The update comes off the back of a review of latest building research, best practices, and standards, as well as consultation with BRE stakeholders, the research body said.

“One of the most significant changes with this update was to pivot BREEAM from not just looking back at past environmental performance but looking towards protecting the asset’s environmental and financial performance in the future,” said Shamir Ghumra, BREEAM director. “This linking of asset value growth and protection and environmental performance has always existed in BREEAM, but our changing world made it imperative that it was addressed more intentionally. The current situation we’re also subjected to underlines that sustainability and a focus on environmental, social and governance performance is now more crucial than ever.”
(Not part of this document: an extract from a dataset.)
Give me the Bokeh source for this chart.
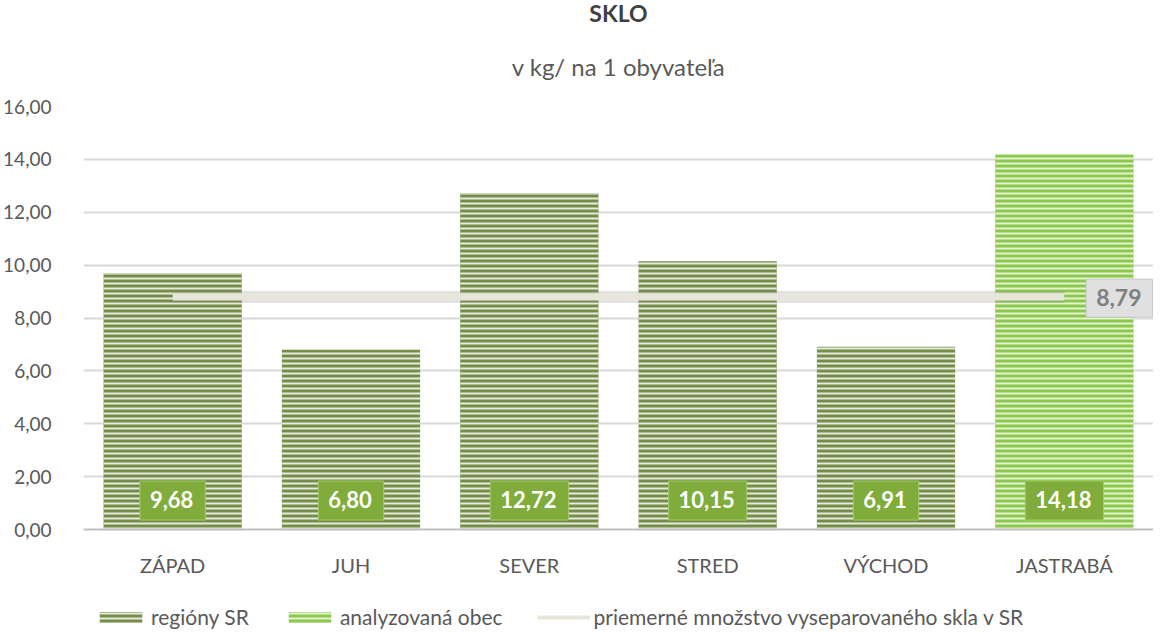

The update came as a new set of decarbonisation pathways for the global real estate sector was publicly launched yesterday by the EU-funded Carbon Risk Real Estate Monitor (CCREM) project new alongside tools to help firms in the industry identify and manage transition risks.

The pathways – which identify annual energy and carbon intensity trajectories for real estate markets through to 2050 that are consistent with delivering less than 2C of global warming – are designed to help real estate firms meet the climate risk recommendations of the Taskforce on Climate-related Financial Disclosures (TCFDs), CCREM explained.

And in further green building news, the UK trade association for liquid petroleum gas (LPG) – Liquid Gas UK – has called for revisions to the methodology for assessing homes Energy Performance Certificates (EPC).

At present, it said, the methodology favours higher carbon heating solutions such as heating oil for households over more energy efficient and lower carbon options, including heat pumps and LPG.

“No other European country includes input fuel costs as part of their methodology,” argued George Webb, chief executive of Liquid Gas UK. “By simply removing the input fuel cost, we can encourage off-grid homeowners to move away from heating oil in favour of fuels and technologies that are cleaner, such as LPG and bioLPG which sets them up for a hassle-free transition to Net Zero.”